What you have to do:
Which lines hold the word "matplotlib"? Copy each of them from the material.

[START OF Material]

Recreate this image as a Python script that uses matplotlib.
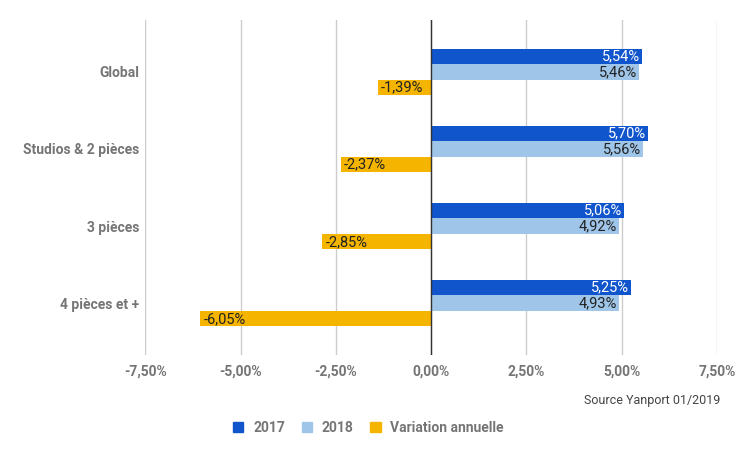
import matplotlib.pyplot as plt
from matplotlib.patches import Patch
import numpy as np

plt.rcParams['font.family'] = ['Roboto', 'DejaVu Sans']

categories = ['Global', 'Studios & 2 pièces', '3 pièces', '4 pièces et +']
v2017 = [5.54, 5.70, 5.06, 5.25]
v2018 = [5.46, 5.56, 4.92, 4.93]
variation = [-1.39, -2.37, -2.85, -6.05]
xticks = [-7.5, -5.0, -2.5, 0.0, 2.5, 5.0, 7.5]

series = [('2017', v2017, '#1155cc', 'white'),
          ('2018', v2018, '#9fc5e8', '#222222'),
          ('Variation annuelle', variation, '#f4b400', '#222222')]


def fmt(v):
    return ('%.2f%%' % v).replace('.', ',')


fig = plt.figure(figsize=(7.37, 4.54), dpi=100)
ax = fig.add_axes([0.197, 0.218, 0.776, 0.738])

y = np.arange(len(categories))
h = 0.205
for i, (name, vals, col, tcol) in enumerate(series):
    pos = y + (i - 1) * h
    ax.barh(pos, vals, height=h * 0.97, color=col, zorder=3)
    for p, v in zip(pos, vals):
        if v >= 0:
            ax.text(v - 0.06, p, fmt(v), ha='right', va='center',
                    color=tcol, fontsize=10.5, zorder=4)
        else:
            ax.text(v + 0.08, p, fmt(v), ha='left', va='center',
                    color=tcol, fontsize=10.5, zorder=4)

ax.set_xlim(-7.5, 7.5)
ax.set_ylim(3.675, -0.675)
ax.set_xticks(xticks)
ax.set_xticklabels([fmt(t) for t in xticks], color='#757575',
                   fontsize=10, fontweight='bold')
ax.set_yticks(y)
ax.set_yticklabels(categories, color='#757575', fontsize=10, fontweight='bold')
ax.tick_params(axis='x', length=0, pad=7)
ax.tick_params(axis='y', length=0, pad=4.5)
ax.xaxis.grid(True, color='#cccccc', lw=1, zorder=0)
ax.axvline(0, color='#333333', lw=1, zorder=5)
for s in ax.spines.values():
    s.set_visible(False)

fig.text(0.977, 0.118, 'Source Yanport 01/2019', ha='right', va='center',
         fontsize=9, color='#444444')

handles = [Patch(color=c, label=n) for n, _, c, _ in series]
leg = fig.legend(handles=handles, loc='center', bbox_to_anchor=(0.500, 0.058),
                 ncol=3, frameon=False, handlelength=0.75, handleheight=0.75,
                 columnspacing=1.2, handletextpad=0.7,
                 prop={'size': 10, 'weight': 'bold'})
for t in leg.get_texts():
    t.set_color('#757575')

fig.savefig('out.png', dpi=100)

[END OF Material]

Written solution:
Recreate this image as a Python script that uses matplotlib.
import matplotlib.pyplot as plt
from matplotlib.patches import Patch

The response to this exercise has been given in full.